While there is no commonly accepted definition, the implicitly accepted property of intuition is that of self-evidence as opposed to logical-analytical endeavor. Now, what is the role of intuition in the learning of mathematics?

While in the early grades teachers are awed by intuitive solutions by our students, those handling higher-level mathematics would find intuitive knowledge to constrain understanding of mathematics. In the book, the author of offered examples of these. He also defined the concept of intuitions and described the contribution, sometimes positive and sometimes negative, of intuitions in the history of science and mathematics and in the teaching process. The author argues that knowledge about intuitive interpretations is crucial to teachers, authors of textbooks and mathematics education researchers alike. The author further argued that intuitions are generally based on structural schemas.

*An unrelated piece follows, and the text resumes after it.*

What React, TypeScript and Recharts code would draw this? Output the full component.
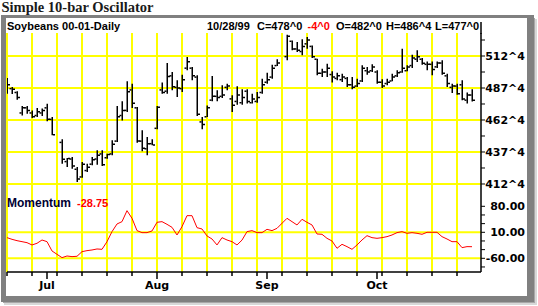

My favorite article in the book is about the description of mathematical knowledge as knowing that, knowing how, knowing why and knowing-to

Knowing why, meant having “various stories in one’s head” about why a mathematical result is so. For example, when partitioning an interval into n subintervals, one might recall that n+1 fenceposts are required to hold up a straight fence of n sections. Knowing why and proof are different — in many cases, the proof doesn’t reveal why. As an example, the author suggested that when primary teachers ask why (-1)(-1)=1, they want images of temperature or depth, not a proof, or even a consistency argument that negative numbers work like positive numbers.

Knowing to means having access to one’s knowledge in the moment — knowing to do something when it’s needed. For example, in evaluating a limit, a student might just know to multiply by a certain quantity divided by itself. This kind of enacted behavior is not the same as writing an essay explaining what one is doing — it often occurs spontaneously in the form of schemas unsupported by reasons, whereas explanations require supported knowledge.

Forms of Mathematical Knowledge: Learning and Teaching with Understanding is a must-read for teachers, educators, and those doing research in mathematics teaching and learning.